(It should be understood here that while governor Sisolak is a Democrat, as is a majority of both houses of the state legislature, most of the state outside of the two largest metropolitan areas is heavily — like upwards of 80% — Republican. In fact, there's a foothold of the political thought in the Nevada rural areas including where I live that the Republicans are way too weak and wimpy. There are a bunch of rural Nevadans trying to recall him; I'm amused to see that some of their fellow Republicans are chastising them for chasing a fool's errand. But I guess there are a lot of people who are convinced that the only Real Murikens are those conservatives living outside of large cities, and that unless you're a Sworn Member of the National Trumpist Dominationist Party, you're a traitor to Murika.)
The pawnshop owner opined that unless martial law were declared, nobody can force him to close. Well, I think he's right that the governor's order doesn't apply to his business, but not for that reason.

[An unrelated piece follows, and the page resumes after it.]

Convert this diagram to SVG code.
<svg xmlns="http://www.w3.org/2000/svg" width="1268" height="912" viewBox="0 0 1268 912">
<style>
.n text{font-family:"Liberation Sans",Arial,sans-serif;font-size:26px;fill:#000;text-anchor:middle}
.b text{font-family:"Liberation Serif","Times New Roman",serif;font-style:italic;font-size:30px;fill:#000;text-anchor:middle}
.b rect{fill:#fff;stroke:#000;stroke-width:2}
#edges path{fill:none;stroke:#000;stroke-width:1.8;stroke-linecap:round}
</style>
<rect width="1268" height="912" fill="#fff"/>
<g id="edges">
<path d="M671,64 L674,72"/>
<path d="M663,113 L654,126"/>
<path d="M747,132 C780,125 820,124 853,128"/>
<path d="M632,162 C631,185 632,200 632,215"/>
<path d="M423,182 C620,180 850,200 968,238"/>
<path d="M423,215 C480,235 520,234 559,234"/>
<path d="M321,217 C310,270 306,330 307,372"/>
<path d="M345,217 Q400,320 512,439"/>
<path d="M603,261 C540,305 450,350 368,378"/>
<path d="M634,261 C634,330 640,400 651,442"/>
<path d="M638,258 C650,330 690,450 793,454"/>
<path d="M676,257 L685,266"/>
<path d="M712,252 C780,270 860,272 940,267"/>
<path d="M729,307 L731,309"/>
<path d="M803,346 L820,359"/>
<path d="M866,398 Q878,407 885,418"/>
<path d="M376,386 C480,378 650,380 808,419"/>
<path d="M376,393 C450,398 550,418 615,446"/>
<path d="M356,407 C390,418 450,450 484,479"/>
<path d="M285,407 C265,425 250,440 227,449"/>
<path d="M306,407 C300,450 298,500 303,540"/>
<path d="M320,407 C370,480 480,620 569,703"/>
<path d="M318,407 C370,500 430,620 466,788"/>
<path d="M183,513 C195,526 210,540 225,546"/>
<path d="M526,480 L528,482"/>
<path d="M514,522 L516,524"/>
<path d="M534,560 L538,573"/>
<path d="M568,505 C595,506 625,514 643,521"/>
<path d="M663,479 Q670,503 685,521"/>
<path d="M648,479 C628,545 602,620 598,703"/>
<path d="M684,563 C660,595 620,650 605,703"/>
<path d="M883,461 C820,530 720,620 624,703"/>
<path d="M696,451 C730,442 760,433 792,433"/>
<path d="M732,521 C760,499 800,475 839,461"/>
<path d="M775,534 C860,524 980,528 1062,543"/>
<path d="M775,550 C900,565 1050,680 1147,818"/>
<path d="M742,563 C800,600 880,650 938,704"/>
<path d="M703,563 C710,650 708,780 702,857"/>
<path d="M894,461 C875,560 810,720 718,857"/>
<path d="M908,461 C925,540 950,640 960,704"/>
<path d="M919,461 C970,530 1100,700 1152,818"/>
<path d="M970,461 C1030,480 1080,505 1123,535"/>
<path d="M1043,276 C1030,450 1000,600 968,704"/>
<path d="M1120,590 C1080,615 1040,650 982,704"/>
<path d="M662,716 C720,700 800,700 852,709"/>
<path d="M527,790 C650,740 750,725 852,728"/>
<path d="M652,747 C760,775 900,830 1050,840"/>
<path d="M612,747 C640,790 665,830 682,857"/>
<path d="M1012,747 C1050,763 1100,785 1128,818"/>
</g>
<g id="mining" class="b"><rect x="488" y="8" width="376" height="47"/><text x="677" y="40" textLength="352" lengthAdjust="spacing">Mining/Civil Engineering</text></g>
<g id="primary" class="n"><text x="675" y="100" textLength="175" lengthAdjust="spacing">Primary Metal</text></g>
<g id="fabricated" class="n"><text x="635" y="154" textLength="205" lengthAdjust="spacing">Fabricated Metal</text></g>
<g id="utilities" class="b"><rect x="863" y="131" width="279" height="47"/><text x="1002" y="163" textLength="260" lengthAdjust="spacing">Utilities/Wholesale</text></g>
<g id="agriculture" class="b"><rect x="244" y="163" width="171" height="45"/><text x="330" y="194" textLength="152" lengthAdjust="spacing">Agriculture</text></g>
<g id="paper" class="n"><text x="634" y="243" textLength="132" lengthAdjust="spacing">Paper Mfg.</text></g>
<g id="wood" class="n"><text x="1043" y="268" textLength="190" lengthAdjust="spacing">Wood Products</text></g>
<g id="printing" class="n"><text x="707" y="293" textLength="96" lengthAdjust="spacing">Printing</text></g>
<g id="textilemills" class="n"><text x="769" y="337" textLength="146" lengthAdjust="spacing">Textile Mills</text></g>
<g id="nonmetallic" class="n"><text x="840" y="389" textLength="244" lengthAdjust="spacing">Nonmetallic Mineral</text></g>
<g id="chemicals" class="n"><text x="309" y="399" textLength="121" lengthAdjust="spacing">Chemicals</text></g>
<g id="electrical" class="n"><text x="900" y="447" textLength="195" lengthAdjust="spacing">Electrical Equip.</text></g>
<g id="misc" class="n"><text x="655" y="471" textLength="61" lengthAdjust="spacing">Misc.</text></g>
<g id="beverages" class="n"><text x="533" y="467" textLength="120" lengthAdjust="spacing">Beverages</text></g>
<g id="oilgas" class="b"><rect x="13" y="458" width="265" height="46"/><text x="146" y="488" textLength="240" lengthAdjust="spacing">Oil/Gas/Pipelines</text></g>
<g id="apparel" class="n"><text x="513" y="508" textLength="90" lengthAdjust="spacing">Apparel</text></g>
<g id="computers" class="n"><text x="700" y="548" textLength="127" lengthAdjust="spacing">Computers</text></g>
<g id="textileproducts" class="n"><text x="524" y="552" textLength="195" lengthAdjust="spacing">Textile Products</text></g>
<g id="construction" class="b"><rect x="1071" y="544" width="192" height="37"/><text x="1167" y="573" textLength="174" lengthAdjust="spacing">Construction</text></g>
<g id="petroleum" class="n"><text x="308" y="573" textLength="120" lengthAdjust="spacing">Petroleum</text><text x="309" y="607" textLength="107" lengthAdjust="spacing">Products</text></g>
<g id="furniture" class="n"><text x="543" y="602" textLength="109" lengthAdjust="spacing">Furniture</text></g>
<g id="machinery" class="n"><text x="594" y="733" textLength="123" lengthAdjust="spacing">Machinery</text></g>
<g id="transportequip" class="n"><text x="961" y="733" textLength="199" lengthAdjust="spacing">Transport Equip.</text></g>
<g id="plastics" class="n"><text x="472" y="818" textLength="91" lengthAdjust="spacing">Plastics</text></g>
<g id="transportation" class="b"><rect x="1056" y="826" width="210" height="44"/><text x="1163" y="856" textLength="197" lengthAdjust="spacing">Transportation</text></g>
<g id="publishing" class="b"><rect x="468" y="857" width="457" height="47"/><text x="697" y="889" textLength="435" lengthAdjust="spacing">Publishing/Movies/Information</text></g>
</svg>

I went and looked at the declaration itself, and it included a reference to an opinion from the Nevada Attorney General that Nevada Revised Statutes (NRS) section 414 (the laws that govern emergencies) cannot be used to close businesses that sell firearms, and that pawnshop very definitely sells lots of weapons. So in my opinion (IANAL), the pawnshop owner reached the right conclusion, but for the wrong reason, and is grandstanding for the benefit of his political career.
This is the same person who was obliged to resign from the city council when he moved from the ward from which he was elected to another ward, but didn't resign until a court ruled that if you move our of the ward from which you're elected in a municipality with geographic wards, you must resign your seat. To his credit, while he did not resign until the court ruling came down, he did stop attending city council meetings between the time he moved and the time he was obliged to resign. He's also chair of the Fire District, whose members are elected at large and thus he didn't have to resign from it.
In any event, those people insisting that no business can be ordered to close by the Governor are wrong. I went and read NRS 414. There's a declared public health emergency, and the Governor is exercising the powers delegated to him by law. You might not like that law, but it's there. I'll be really surprised if the Freedom At All Costs Including Everyone Dying people get any traction, should they try to take this to the courts.